I was too beat, sadly, to attend the launch party for The Dogs of War, so I missed out on Danielle Ackley-McPhail’s home cooking. Hope the party went well, guys, and congratulations to the authors!

Sunday I rushed to get to my Noon panel, “Self Publishing and You.” (After all, who else does self-publishing go with?) You see, I thought the panel was at One, giving plenty of time to go to my (shamefully heretical) Sunday School class and then lounge around for a bit.  I only realized at 11:18 that I had 42 minutes to get from Elkridge to Gaithersburg, a 35-minute drive. God bless the ICC! I made it five minutes early. (Yeah… I mighta sped a little…) I enjoyed commiserating and celebrating the life of a small press publisher with Jennifer Barnes, whose Raw Dog Screaming Press has just marked ten years in business. Jason Jack Miller impressed us with the beautiful cover art of his Appalachian-themed works, published by Raw Dog. Betsy A. Riley has a beautiful southern accent. It was fun just listening to her talk about putting together poetry and visionary fiction anthologies. Andrew Fox kept us moving with insightful questions, not necessarily an easy thing to do on a Sunday morning at a con. Self-publishing and small press publishing are not easy, and there’s plenty to discourage you along the way. Being on this panel reminded me that being a small press publisher puts me in the company of some classy, talented people.
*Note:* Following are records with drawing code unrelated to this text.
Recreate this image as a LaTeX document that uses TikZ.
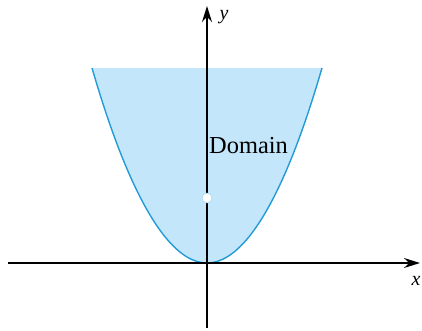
\documentclass[tikz,border=0pt]{standalone}
\usepackage{fontspec}
\setmainfont{Liberation Serif}
\usetikzlibrary{arrows.meta}
\definecolor{domfill}{RGB}{195,230,250}
\definecolor{curveblue}{RGB}{35,155,215}

\begin{document}
\begin{tikzpicture}[x=1bp, y=-1bp, >={Stealth[length=16bp, width=10bp]},
  axis/.style={line width=1.4bp, ->},
  lbl/.style={inner sep=0pt, font=\fontsize{20}{24}\selectfont\itshape},
  every node/.style={inner sep=0pt}]
\useasboundingbox (0,0) rectangle (422,331);
\fill[domfill] (92,68) parabola bend (207,263) (322,68) -- cycle;
\draw[curveblue, line width=1.4bp] (92,68) parabola bend (207,263) (322,68);
\coordinate (xs) at (8,263);
\coordinate (xe) at (420,263);
\coordinate (ys) at (207,328);
\coordinate (ye) at (207,6);
\draw[axis] (xs) -- (xe);
\draw[axis] (ys) -- (ye);
\node[lbl] (ylab) at (224,17) {y};
\node[lbl] (xlab) at (416,281) {x};
\node[anchor=base west, font=\fontsize{24.5}{28}\selectfont] (dom) at (209,153) {Domain};
\node[circle, fill=white, draw=curveblue!40, line width=0.6bp, minimum size=10bp] (hole) at (207,198) {};
\end{tikzpicture}
\end{document}
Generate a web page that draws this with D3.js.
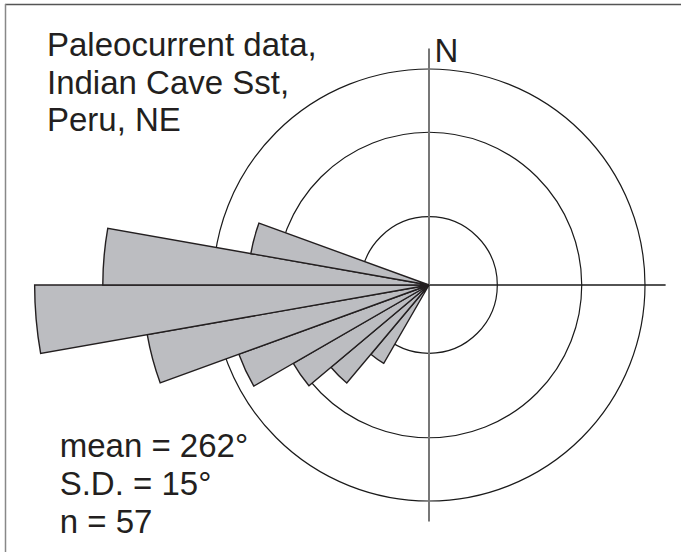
<!DOCTYPE html>
<html>
<head>
<meta charset="utf-8">
<script src="https://cdn.jsdelivr.net/npm/d3@7"></script>
<style>
  body { margin: 0; background: #fff; }
  text { font-family: "Liberation Sans", Arial, sans-serif; fill: #231f20; }
</style>
</head>
<body>
<div id="rose-chart"></div>
<script>
// data: paleocurrent counts per 10 degree bin
var binStarts = [210, 220, 230, 240, 250, 260, 270, 280];
var binCounts = [1, 2, 3, 5, 10, 19, 13, 4];
var binWidth = 10;
var nTotal = 57;

var ringValues = [1, 5, 10]; // percent rings
var axisExtent = 12;         // percent, length of the cross axes

var titleLines = ["Paleocurrent data,", "Indian Cave Sst,", "Peru, NE"];
var statLines = ["mean = 262\u00b0", "S.D. = 15\u00b0", "n = 57"];

// setting up SVG drawing area
var width = 681;
var height = 552;
var cx = 429, cy = 285;

var svg = d3
  .select("#rose-chart")
  .append("svg")
  .attr("width", width)
  .attr("height", height);

// frame (top and left edges only)
svg.append("line")
  .attr("x1", 5).attr("x2", width).attr("y1", 4.5).attr("y2", 4.5)
  .attr("stroke", "#555").attr("stroke-width", 1.5);
svg.append("line")
  .attr("x1", 5.5).attr("x2", 5.5).attr("y1", 4).attr("y2", height)
  .attr("stroke", "#888").attr("stroke-width", 1.5);

var g = svg.append("g").attr("transform", `translate(${cx}, ${cy})`);

// equal-area radius scale (percent -> px)
var r = d3.scaleSqrt().domain([0, 10]).range([0, 216]);

// rings
g.selectAll(".ring")
  .data(ringValues)
  .join("circle")
  .attr("class", "ring")
  .attr("r", (d) => r(d))
  .attr("fill", "none")
  .attr("stroke", "#1a1a1a")
  .attr("stroke-width", 1.2);

// axes
var L = r(axisExtent);
g.append("line")
  .attr("x1", -L).attr("x2", L).attr("y1", 0).attr("y2", 0)
  .attr("stroke", "#1a1a1a").attr("stroke-width", 1.5);
g.append("line")
  .attr("x1", 0).attr("x2", 0).attr("y1", -L).attr("y2", L)
  .attr("stroke", "#777").attr("stroke-width", 2);

// petals
var petals = binStarts.map((s, i) => ({
  start: s,
  pct: (binCounts[i] / nTotal) * 100
}));

var arc = d3.arc()
  .innerRadius(0)
  .outerRadius((d) => r(d.pct))
  .startAngle((d) => (d.start * Math.PI) / 180)
  .endAngle((d) => ((d.start + binWidth) * Math.PI) / 180);

g.selectAll(".petal")
  .data(petals)
  .join("path")
  .attr("class", "petal")
  .attr("d", arc)
  .attr("fill", "#bcbdc1")
  .attr("stroke", "#231f20")
  .attr("stroke-width", 1.4)
  .attr("stroke-linejoin", "miter");

// north label
svg.append("text")
  .attr("x", 434.5)
  .attr("y", 61.7)
  .attr("font-size", 33)
  .text("N");

// title and stats
function textBlock(lines, x, y0, dy) {
  lines.forEach((t, i) => {
    svg.append("text")
      .attr("x", x)
      .attr("y", y0 + i * dy)
      .attr("font-size", 33)
      .text(t);
  });
}
textBlock(titleLines, 47, 56, 37.5);
textBlock(statLines, 59.7, 457, 38);
</script>
</body>
</html>
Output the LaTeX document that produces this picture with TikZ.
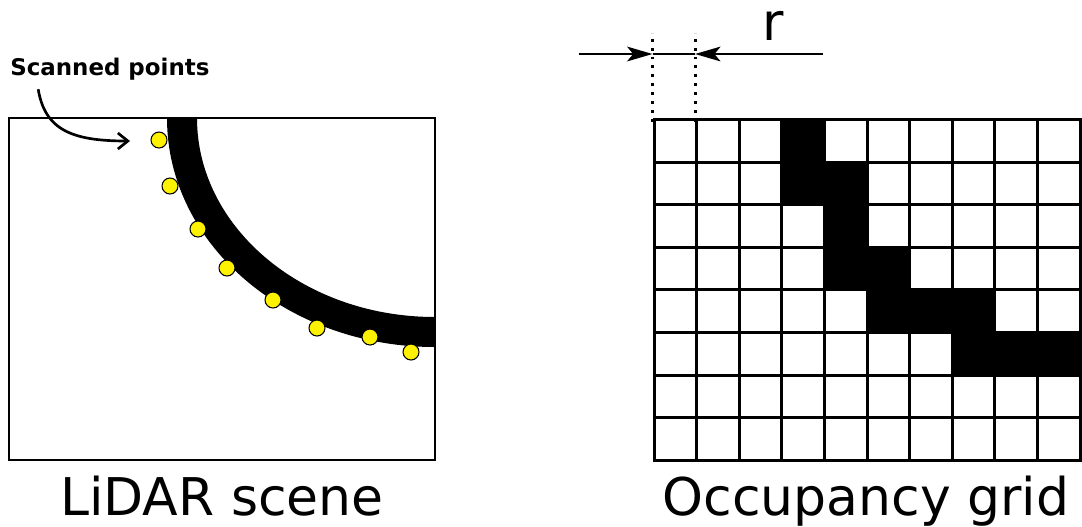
\documentclass[tikz,border=0pt]{standalone}
\usepackage{fontspec}
\setmainfont{DejaVu Sans}
\usetikzlibrary{arrows.meta, positioning}

\begin{document}
\begin{tikzpicture}[x=0.75pt, y=-0.75pt,
    frame/.style={rectangle, draw=black, line width=2pt, inner sep=0pt},
    cell/.style={rectangle, draw=black, line width=2.3pt, inner sep=0pt, minimum size=31.95pt, anchor=north west},
    wall/.style={draw=black, line width=22.5pt},
    scanpt/.style={circle, draw=black, fill=yellow, line width=0.8pt, inner sep=0pt, minimum size=12pt},
    caption/.style={font=\fontsize{39}{44}\selectfont, anchor=base},
    line/.style={draw, line width=2pt},
    dimarrow/.style={line, -{Stealth[length=19pt, width=11pt, inset=4.5pt]}},
    dotline/.style={draw, line width=2.2pt, dash pattern=on 2.2pt off 4.5pt}]

    \useasboundingbox (0,0) rectangle (1082,526);

    % left: the scene
    \draw [wall] (182,118) arc [start angle=180, end angle=90, x radius=253, y radius=214];
    \node [frame, minimum width=319.5pt, minimum height=256.5pt] (scene) at (222,289) {};
    \foreach \i/\px/\py in {1/159/140, 2/170/186, 3/198/229, 4/227/268,
                            5/273/300, 6/317/328, 7/370/337, 8/411/352}
        \node [scanpt] (p\i) at (\px,\py) {};

    \node [font=\bfseries\fontsize{17.2}{20}\selectfont, anchor=base west, inner sep=0pt] (scan) at (10,75) {Scanned points};
    \coordinate (scantip) at (130,141);
    \draw [line, shorten <=7pt, -{Straight Barb[length=7.5pt, width=12pt]}]
        ([xshift=20pt]scan.south west) .. controls (45,130) and (72,141) .. (scantip);

    \node [caption] (scenelbl) at (222,515) {LiDAR scene};

    % right: the grid
    \foreach \r in {0,...,7}
        \foreach \c in {0,...,9}
            \node [cell] (c\r\c) at (652.5+42.6*\c, 118+42.6*\r) {};
    \foreach \r/\c in {0/3, 1/3, 1/4, 2/4, 3/4, 3/5, 4/5, 4/6, 4/7, 5/7, 5/8, 5/9}
        \node [cell, fill=black] at (c\r\c.north west) {};

    % cell size r
    \coordinate (rl) at ([yshift=48pt]c00.north west);
    \coordinate (rr) at ([yshift=48pt]c01.north west);
    \draw [dotline] ([yshift=-3pt]c00.north west) -- ([yshift=64pt]c00.north west);
    \draw [dotline] ([yshift=-3pt]c01.north west) -- ([yshift=64pt]c01.north west);
    \draw [dimarrow] ([xshift=-55.5pt]rl) -- (rl);
    \draw [dimarrow] ([xshift=96pt]rr) -- (rr);
    \draw [line] (rl) -- (rr);
    \node [caption] (rlabel) at (773,40) {r};

    \node [caption] (gridlbl) at (866,515) {Occupancy grid};
\end{tikzpicture}
\end{document}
Between panels, I caught up with Doc Coleman. We’d done one other panel together a few years back, but hadn’t had much chance to talk. He was an active participant in several of my panels this weekend. He reminded me that sometimes my podcasts are a little hard to track down. I need to fix that! For now, the link about at least points to my rss feed. But I’m going to build a complete index.

1390662_4798402537744_1240061013_nAnd finally, proving we really don’t any of us get tired of talking about podcasting, I got to discuss audio fiction anthologies with Kate Baker, Norm Sherman of EscapePod, and Patrick Scaffido, who puts together Balticon’s wonderful new media track. For the second time that weekend, we fielded the question, “How do you find good podcasts?” It’s a good question, and it’s hard to answer. There’s no real recommendation list or search engine anymore, besides iTunes, and I hear iTunes misses a lot. The best we could come up with was to check the Parsec Award nominees, as well as Podiobooks.com. That will turn you on to some of the best, and, from there, well, we tend to drop each others’ names a lot. Neil Ottenstein, one of my most loyal readers and listeners, and a great photographer, captured this last panel on camera, proving I didn’t look completely worn out by the end. (The sodas, courtesy of the con suite, helped! I drink maybe one soda a month.)

All in all a great con. Highly recommended.